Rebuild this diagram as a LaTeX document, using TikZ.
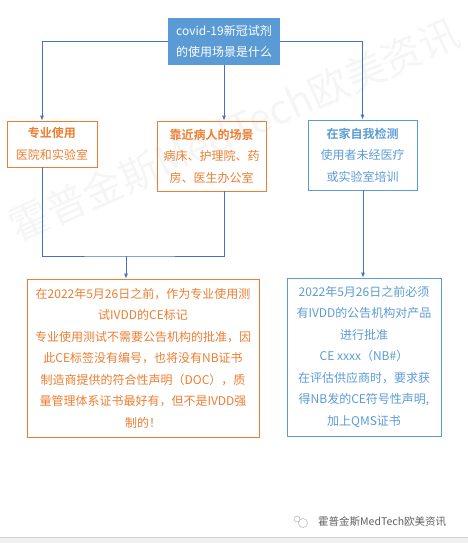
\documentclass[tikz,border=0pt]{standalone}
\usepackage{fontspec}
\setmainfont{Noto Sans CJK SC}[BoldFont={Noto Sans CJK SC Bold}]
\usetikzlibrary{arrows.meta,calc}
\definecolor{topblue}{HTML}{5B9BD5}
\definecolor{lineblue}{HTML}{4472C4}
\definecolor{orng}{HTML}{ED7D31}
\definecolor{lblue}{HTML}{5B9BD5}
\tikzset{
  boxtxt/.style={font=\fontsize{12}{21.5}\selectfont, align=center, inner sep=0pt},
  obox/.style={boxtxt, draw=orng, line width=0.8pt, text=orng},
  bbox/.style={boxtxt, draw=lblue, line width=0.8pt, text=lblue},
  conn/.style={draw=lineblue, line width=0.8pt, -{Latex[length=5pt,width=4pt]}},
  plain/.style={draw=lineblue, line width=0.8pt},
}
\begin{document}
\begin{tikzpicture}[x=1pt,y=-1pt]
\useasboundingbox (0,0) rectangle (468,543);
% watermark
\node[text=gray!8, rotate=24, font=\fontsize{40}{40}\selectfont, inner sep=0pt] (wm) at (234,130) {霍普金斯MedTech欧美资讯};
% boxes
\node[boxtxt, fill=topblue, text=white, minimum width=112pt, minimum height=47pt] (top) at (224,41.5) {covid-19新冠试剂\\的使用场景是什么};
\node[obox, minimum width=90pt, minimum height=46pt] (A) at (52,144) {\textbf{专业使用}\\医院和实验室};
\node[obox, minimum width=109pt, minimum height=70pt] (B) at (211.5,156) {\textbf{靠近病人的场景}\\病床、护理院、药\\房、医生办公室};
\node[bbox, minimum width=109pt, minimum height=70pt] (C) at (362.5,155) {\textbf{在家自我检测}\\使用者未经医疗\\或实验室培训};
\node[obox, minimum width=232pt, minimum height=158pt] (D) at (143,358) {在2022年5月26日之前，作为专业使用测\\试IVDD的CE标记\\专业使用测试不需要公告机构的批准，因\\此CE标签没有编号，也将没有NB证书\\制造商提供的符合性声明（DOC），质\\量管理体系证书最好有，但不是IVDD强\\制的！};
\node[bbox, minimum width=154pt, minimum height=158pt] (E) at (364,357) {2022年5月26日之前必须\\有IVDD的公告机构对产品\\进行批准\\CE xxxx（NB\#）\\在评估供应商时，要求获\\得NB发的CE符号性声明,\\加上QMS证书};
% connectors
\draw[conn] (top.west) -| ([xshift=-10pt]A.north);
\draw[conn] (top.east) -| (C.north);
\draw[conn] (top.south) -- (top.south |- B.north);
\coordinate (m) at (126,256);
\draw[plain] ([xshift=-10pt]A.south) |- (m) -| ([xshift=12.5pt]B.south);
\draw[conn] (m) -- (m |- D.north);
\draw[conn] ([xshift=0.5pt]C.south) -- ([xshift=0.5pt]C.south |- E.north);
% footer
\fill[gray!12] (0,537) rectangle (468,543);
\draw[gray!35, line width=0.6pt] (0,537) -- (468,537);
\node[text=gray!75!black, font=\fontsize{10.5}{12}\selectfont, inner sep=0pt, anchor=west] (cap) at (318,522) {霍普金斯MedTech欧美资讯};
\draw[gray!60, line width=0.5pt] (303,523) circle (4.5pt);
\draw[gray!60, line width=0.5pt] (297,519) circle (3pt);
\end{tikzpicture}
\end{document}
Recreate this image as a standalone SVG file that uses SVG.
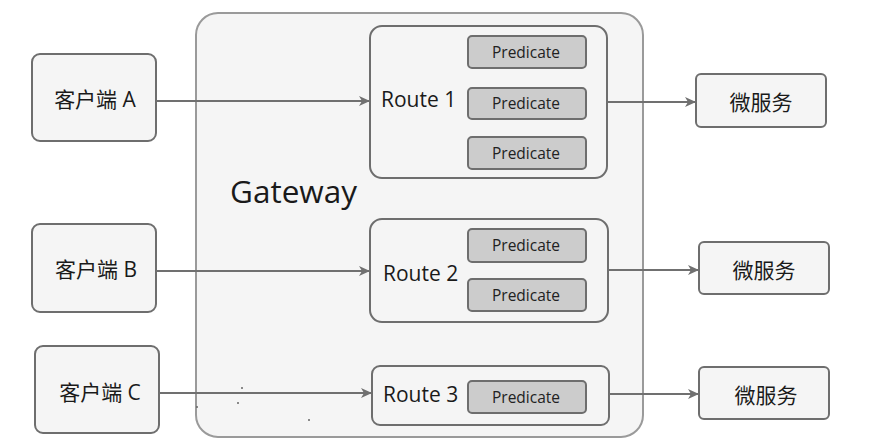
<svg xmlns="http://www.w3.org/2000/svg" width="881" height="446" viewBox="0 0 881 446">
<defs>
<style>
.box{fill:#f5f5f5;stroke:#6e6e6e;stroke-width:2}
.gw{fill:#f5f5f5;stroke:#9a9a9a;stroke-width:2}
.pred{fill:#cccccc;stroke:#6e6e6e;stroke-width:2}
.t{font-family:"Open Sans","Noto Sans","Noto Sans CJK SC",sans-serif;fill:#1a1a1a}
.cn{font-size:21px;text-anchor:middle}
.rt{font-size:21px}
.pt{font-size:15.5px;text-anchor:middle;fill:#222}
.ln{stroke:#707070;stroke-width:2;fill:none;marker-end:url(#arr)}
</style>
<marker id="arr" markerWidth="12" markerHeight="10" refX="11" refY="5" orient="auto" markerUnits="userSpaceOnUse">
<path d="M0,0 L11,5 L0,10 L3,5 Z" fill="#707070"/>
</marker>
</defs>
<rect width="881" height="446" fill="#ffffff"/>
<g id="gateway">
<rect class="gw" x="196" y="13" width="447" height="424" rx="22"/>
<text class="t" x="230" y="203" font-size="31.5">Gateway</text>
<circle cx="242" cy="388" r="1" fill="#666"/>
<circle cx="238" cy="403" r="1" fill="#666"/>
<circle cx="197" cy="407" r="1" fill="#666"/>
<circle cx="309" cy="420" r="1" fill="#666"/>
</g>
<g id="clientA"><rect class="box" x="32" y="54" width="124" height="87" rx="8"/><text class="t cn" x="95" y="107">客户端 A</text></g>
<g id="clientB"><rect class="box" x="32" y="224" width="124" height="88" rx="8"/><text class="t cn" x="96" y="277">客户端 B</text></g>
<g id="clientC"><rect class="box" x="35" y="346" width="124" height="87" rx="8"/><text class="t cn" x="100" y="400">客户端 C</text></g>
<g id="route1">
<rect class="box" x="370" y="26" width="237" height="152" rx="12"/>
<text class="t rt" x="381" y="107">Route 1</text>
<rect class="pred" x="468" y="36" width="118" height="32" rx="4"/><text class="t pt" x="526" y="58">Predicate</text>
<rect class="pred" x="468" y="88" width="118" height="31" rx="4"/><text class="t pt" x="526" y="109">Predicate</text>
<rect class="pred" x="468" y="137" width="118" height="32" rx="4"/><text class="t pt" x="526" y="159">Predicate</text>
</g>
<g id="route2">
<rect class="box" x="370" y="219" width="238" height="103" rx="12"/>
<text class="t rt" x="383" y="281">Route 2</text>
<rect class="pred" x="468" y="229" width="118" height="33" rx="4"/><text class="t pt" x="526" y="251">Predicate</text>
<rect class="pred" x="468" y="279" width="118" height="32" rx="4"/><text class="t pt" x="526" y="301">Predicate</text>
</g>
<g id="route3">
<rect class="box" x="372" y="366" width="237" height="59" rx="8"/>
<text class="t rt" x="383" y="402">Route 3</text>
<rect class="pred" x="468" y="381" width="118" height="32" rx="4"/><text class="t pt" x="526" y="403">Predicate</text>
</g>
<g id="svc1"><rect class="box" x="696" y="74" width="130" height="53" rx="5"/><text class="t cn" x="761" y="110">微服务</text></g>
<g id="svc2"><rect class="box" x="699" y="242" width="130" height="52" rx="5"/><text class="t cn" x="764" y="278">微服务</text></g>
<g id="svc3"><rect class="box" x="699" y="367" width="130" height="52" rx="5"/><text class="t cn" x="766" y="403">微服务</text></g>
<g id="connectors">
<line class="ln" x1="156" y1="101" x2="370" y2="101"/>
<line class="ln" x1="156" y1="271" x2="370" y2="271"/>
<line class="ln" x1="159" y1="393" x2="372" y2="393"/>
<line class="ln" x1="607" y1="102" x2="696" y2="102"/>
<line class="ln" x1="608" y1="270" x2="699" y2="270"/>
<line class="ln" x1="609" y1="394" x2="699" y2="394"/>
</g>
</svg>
========
→ **Task details**:
Pick out the lines that contain "standalone" and copy them.

→ **Answer for the task**:
\documentclass[tikz,border=0pt]{standalone}
Recreate this image as a standalone SVG file that uses SVG.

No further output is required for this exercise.